Nothing refresh me like a vacation no matter how long or short it is, especially at this time of the year when I have a case of “cabin fever”. Recently I had taken ten days off to Hong Kong, but minus two days of traveling I actually only had 8 days to eat and shop. Even it was a little too short, it was a nice break. I can’t really complain, because I missed that heavy snow dump at home, and on that day, I was running around in 25 C temperature with my short sleeves t shirt.
I left YVR on Feb. 21, and as I was there very early, I had plenty of time to check out all the stores and the food court. Since I had a queasy stomach that day I decided that the sensible thing to eat was a bowl of congee. I thought it would be the safest thing to eat out of all the choices in the food court, but I was not prepared for the blandness of it. Basically the rice was parboiled and then put through a blender and then boiled again to the consistency of a gruel, and threw in a few pieces of ground beef, and for the final decorative touch a couple of pieces of sliced Chinese doughnut which tasted like last night’s left over. The congee was bland and the beef had no seasoning, it was the plainest bowl of congee I had ever tasted. I was quite upset that I had to pay almost 6 dollars for it.
On my way back to Vancouver, I was once again left with more time than I needed at the airport. I love Hong Kong airport, there are so much to see and to eat. They got a couple of good bookstores stocked with the latest magazines from North America, it is a good place to catch up with the latest Hollywood gossip and other news. They also have many souvenir shops from name brand clothing to famous snack shops. You will not be bored while waiting for your flights. I love the food court because they have so many choices there. This time I wanted to try something other than my regular fast food, and I found this nice little place with a traditional flare, and just like any airport restaurants the prices are higher than the local eateries, but I love the look of it, and so I decided to try this one out. When I got there it was quite early in the morning and I was the only patron there, but after a while I noticed a handful of the airport staff came in for breakfast, so I assumed this must be a popular eating place.
Since I am obsessed with congee, I had ordered the traditional Hong Kong combo, which comes with a bowl of congee with salted pork and perserved duck egg ( somtimes known as the century egg) and a plate of steamed rice roll.
I was not disappointed at all, the congee had a nice consistency which was neither too heavy or too watery, and it had generous portions of meat and egg in it. The congee had the right touch of seasoning and I loved the way they served the steamed rice rolls, instead of putting the soya sauce on it , the sauce came separately, for those who are watching out for their sodium intake they can add whatever amount of sauce they desire.
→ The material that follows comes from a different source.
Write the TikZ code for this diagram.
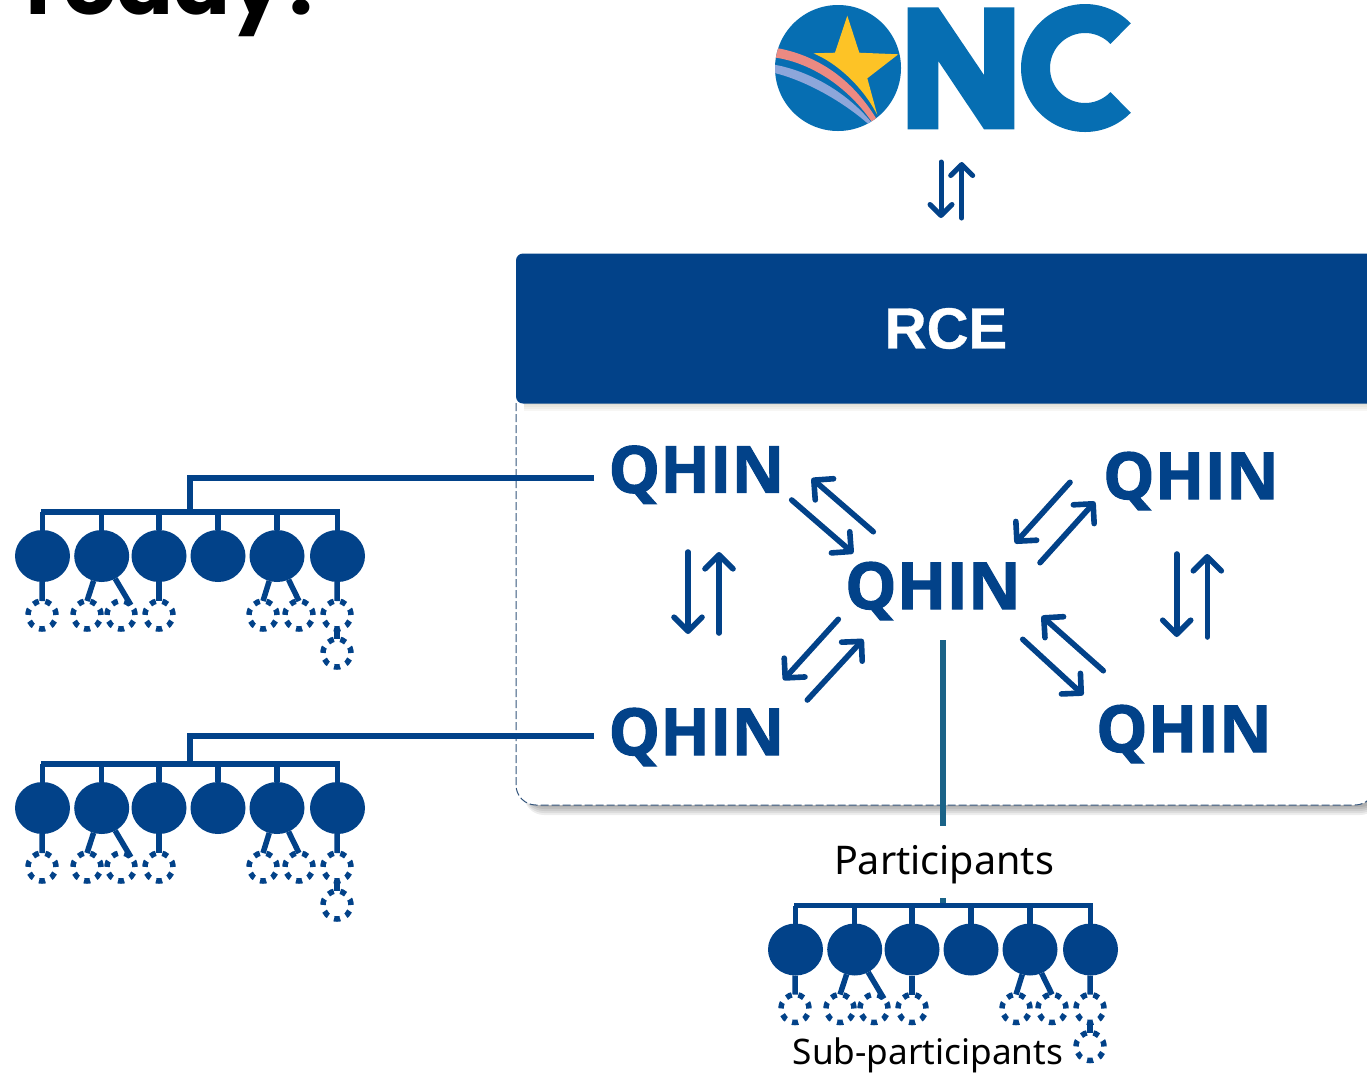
\documentclass[tikz,border=0pt]{standalone}
\usepackage{fontspec}
\usetikzlibrary{arrows.meta,shapes.geometric,calc}
\setmainfont{Noto Sans}
\newfontfamily\qhinfont{Open Sans}[BoldFeatures={FakeBold=1.6}]
\newfontfamily\rcefont{Liberation Sans}[BoldFeatures={FakeBold=0.6}]
\newfontfamily\todayfont{Poppins}
\definecolor{navy}{HTML}{024289}
\definecolor{onc}{HTML}{066EB2}
\definecolor{star}{HTML}{FDC326}
\definecolor{pinkb}{HTML}{EC8A82}
\definecolor{lav}{HTML}{8DA6DA}
\definecolor{teal2}{HTML}{1A6388}
\definecolor{edge}{HTML}{34557C}
\tikzset{
  qhin/.style={anchor=base west,inner sep=0pt,outer sep=0pt,text=navy,font=\qhinfont\bfseries\fontsize{65}{70}\selectfont},
  dbltop/.style={draw=navy,line width=5pt,line cap=round,line join=round,-{Straight Barb[length=11pt,width=22pt,round]}},
  dbl/.style={draw=navy,line width=5.6pt,line cap=round,line join=round,-{Straight Barb[length=14pt,width=28pt,round]}},
  wire/.style={draw=navy,line width=5.5pt},
  link/.style={draw=navy,line width=5.5pt},
  member/.style={ellipse,fill=navy,minimum width=55pt,minimum height=52pt,inner sep=0pt,outer sep=0pt},
  sub/.style={circle,draw=navy,line width=5.5pt,dash pattern=on 6pt off 6.57pt,minimum size=28pt,inner sep=0pt,outer sep=0pt},
  label/.style={inner sep=0pt,outer sep=0pt,text=black},
}
\newcommand\cluster[3]{%
\begin{scope}[shift={(#2,#3)}]
  \coordinate (#1bar) at (190,512);
  \node[member] (#1a) at (42.5,556) {};
  \node[member] (#1b) at (101.7,556) {};
  \node[member] (#1c) at (159,556) {};
  \node[member] (#1d) at (218,556) {};
  \node[member] (#1e) at (277,556) {};
  \node[member] (#1f) at (337.5,556) {};
  \node[sub] (#1s1) at (42,615) {};
  \node[sub] (#1s2) at (87,615) {};
  \node[sub] (#1s3) at (121,615) {};
  \node[sub] (#1s4) at (159,615) {};
  \node[sub] (#1s5) at (263,615) {};
  \node[sub] (#1s6) at (299,615) {};
  \node[sub] (#1s7) at (337,615) {};
  \node[sub] (#1s8) at (337,653) {};
  \draw[link] (#1a |- #1bar) ++(-1.5,0) -- ++(298.5,0);
  \foreach \m in {a,b,c,d,e,f} {\draw[link] (#1\m |- #1bar) -- (#1\m);}
  \draw[link] (#1a) -- (#1s1.north);
  \draw[link] (#1b) -- (#1s2.north);
  \draw[link] (#1b) -- (#1s3.north east);
  \draw[link] (#1c) -- (#1s4.north);
  \draw[link] (#1e) -- (#1s5.north);
  \draw[link] (#1e) -- (#1s6.north);
  \draw[link] (#1f) -- (#1s7.north);
  \draw[link] (#1s7.south) -- (#1s8.north);
\end{scope}}
\begin{document}
\begin{tikzpicture}[x=1pt,y=-1pt]
\useasboundingbox (0,0) rectangle (1367,1072);
\fill[white] (0,0) rectangle (1367,1072);
% heading, cut by the top edge
\node[anchor=base west,inner sep=0pt,font=\todayfont\bfseries\fontsize{84}{90}\selectfont] (today) at (13.5,14.5) {Today?};
% logo
\coordinate (onc) at (951,132);
\fill[onc] (838,68) circle (63);
\begin{scope}
  \clip (838,68) circle (63);
  \fill[pinkb] (770,47) .. controls (808,52) and (848,72) .. (876.7,119.3) -- (871.7,121.7) .. controls (845,83) and (805,60) .. (770,57) -- cycle;
  \fill[lav] (770,64) .. controls (805,69) and (845,90) .. (871.7,122.7) -- (868.3,124) .. controls (840,99) and (800,78) .. (770,72) -- cycle;
\end{scope}
\fill[star] (847.3,15.7) -- (859.3,52.7) -- (898.3,54.3) -- (867.3,78.3) -- (877.3,115) .. controls (862,85) and (835,62) .. (813.3,53.3) -- (835,52.7) -- cycle;
\fill[onc] (907.7,7.3) -- (938.3,7.3) -- (984,75) -- (984,7.3) -- (1014.3,7.3) -- (1014.3,129.3) -- (984,129.3) -- (938.3,61) -- (938.3,129.3) -- (907.7,129.3) -- cycle;
\draw[onc,line width=29pt] plot[domain=44:316,samples=90] ({1085+49.5*cos(\x)},{68+49.5*sin(\x)});
% RCE frame
\foreach \s in {2,4,6,8,10} {\fill[black,opacity=.07,rounded corners=20pt] (524,420) rectangle (1380,805+\s);}
\fill[white,rounded corners=20pt] (516,395) rectangle (1375,805);
\draw[edge,line width=1pt,dash pattern=on 8pt off 3pt,rounded corners=20pt] (516,403) -- (516,805) -- (1375,805) -- (1375,403);
\foreach \s in {2,4,6,8} {\fill[black!60!yellow,opacity=.06] (524,395) rectangle (1380,403+\s);}
\node[fill=navy,rounded corners=7pt,inner sep=0pt,outer sep=0pt,minimum width=860pt,minimum height=150pt,anchor=north west] (rcebox) at (516,253.5) {};
\node[text=white,inner sep=0pt,font=\rcefont\bfseries\fontsize{58}{60}\selectfont] (rce) at (946,328.5) {RCE};
% QHINs
\node[qhin] (q1) at (608.5,492.7) {QHIN};
\node[qhin] (qc) at (845,609) {QHIN};
\node[qhin] (q3) at (608.5,755) {QHIN};
\node[qhin] (q4) at (1103,499) {QHIN};
\node[qhin] (q5) at (1096,752) {QHIN};
% arrows
\draw[dbltop] (onc) ++(-10,30) -- ++(0,56);
\draw[dbltop] (onc) ++(10.7,86) -- ++(0,-56);
\draw[dbl] (q1.base west) ++(183.2,7.3) -- ([shift={(8.3,-55.7)}]qc.base west);
\draw[dbl] ([shift={(28.3,-77.3)}]qc.base west) -- ([shift={(203.2,-14.4)}]q1.base west);
\draw[dbl] ([shift={(-6.7,10.3)}]qc.base west) -- ([shift={(174.8,-75)}]q3.base west);
\draw[dbl] ([shift={(198.8,-55)}]q3.base west) -- ([shift={(18.3,30.3)}]qc.base west);
\draw[dbl] ([shift={(-33,-16.7)}]q4.base west) -- ([shift={(-88,44.3)}]q4.base west);
\draw[dbl] ([shift={(195,-46.3)}]qc.base west) -- ([shift={(-8,2.7)}]q4.base west);
\draw[dbl] ([shift={(7.3,-81.3)}]q5.base west) -- ([shift={(196.7,7)}]qc.base west);
\draw[dbl] ([shift={(177.7,30.3)}]qc.base west) -- ([shift={(-12.7,-57)}]q5.base west);
\draw[dbl] (q1.base west) ++(79.5,59.3) -- ++(0,82);
\draw[dbl] (q3.base west) ++(110.5,-122) -- ++(0,-81);
\draw[dbl] (q4.base west) ++(73.7,55) -- ++(0,83);
\draw[dbl] (q5.base west) ++(111.3,-115) -- ++(0,-83);
% clusters
\cluster{x}{0}{0}
\cluster{y}{0}{252}
\cluster{z}{753}{393.5}
% connectors
\draw[wire] ([shift={(-14.5,-14.7)}]q1.base west) -| (xbar);
\draw[wire] ([shift={(-14.5,-19)}]q3.base west) -| (ybar);
\node[label,minimum height=66pt,anchor=center,font=\fontsize{39.5}{44}\selectfont] (part) at (944,865) {Participants};
\node[label,anchor=center,font=\fontsize{35.2}{40}\selectfont] (subp) at (928,1055) {Sub-participants};
\draw[teal2,line width=6pt] ([shift={(98,31)}]qc.base west) -- ([yshift=6pt]part.north -| zbar);
\draw[teal2,line width=6pt] (part.south -| zbar) -- ([yshift=2.5pt]zbar);
\end{tikzpicture}
\end{document}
Before I finally reached Vancouver, I had a three hour lay over in Narita, Japan. Even though it made the traveling time longer, in retrospect I do appreciate that break, it made the long flight home a little tolerable. Since I had never visited the Narita airport, this gave me a good opportunity to explore. I was really impressed by all the facilities and services available for travelers, they have rooms for kids to hang out, places for travelers to shower and to catch a few hours of much needed sleep. In addition, I found the toilets quite interesting, they have bidets and other equipments to help with personal hygienic issues and to make sure you know how to operate they have very clear instructions for these personal equipment:
As I wandered around the shops in the airport, I observed that they have this very popular cake package in all sorts of sizes, and judging from the displays in the shops these “banana cakes” must be the item to bring home. I was tempted to buy a small box, but the thought of extra hand luggage really did not thrill me, so I passed up the opportunity even though they look really good. ( They look like little bananas nested in a nice little box).
Even though I felt really bloated from the plane ride ( my usual travel ills), I could not pass up the opportunity to try out some authentic ramen as I stumbled upon them. I love Japanese restaurants, because there is no guess work as to what you are ordering. They have these wonderful displays in their window and if you do not speak the language, you can always point to whatever you fancied.
For my lunch, I had ordered the Japanese seafood ramen, the prawn was not only big, but it was very fresh, and I really loved how the coating stayed on even in the broth and to me the broth is one of the most important ingredients for a good bowl of ramen, and in this case the broth had excellent favor. The ramen was cooked to the right consistency, it was neither chewy or over cooked. This was one of the simplest and cheapest ramen on the menu, and it cost me 980 yen which was approximately about 11 dollars. I also ordered a cup of coffee along with my meal, and as a coffee lover, I had to say it was an excellent cup of java.
On the topic of beverages, I noticed that Japanese like wine and beer with their meals, there is a very extensive menu , and both at the shop and on the flight back home, I noticed that Japanese like to accompany their meals with beer. It seems to be a must have item for all meals.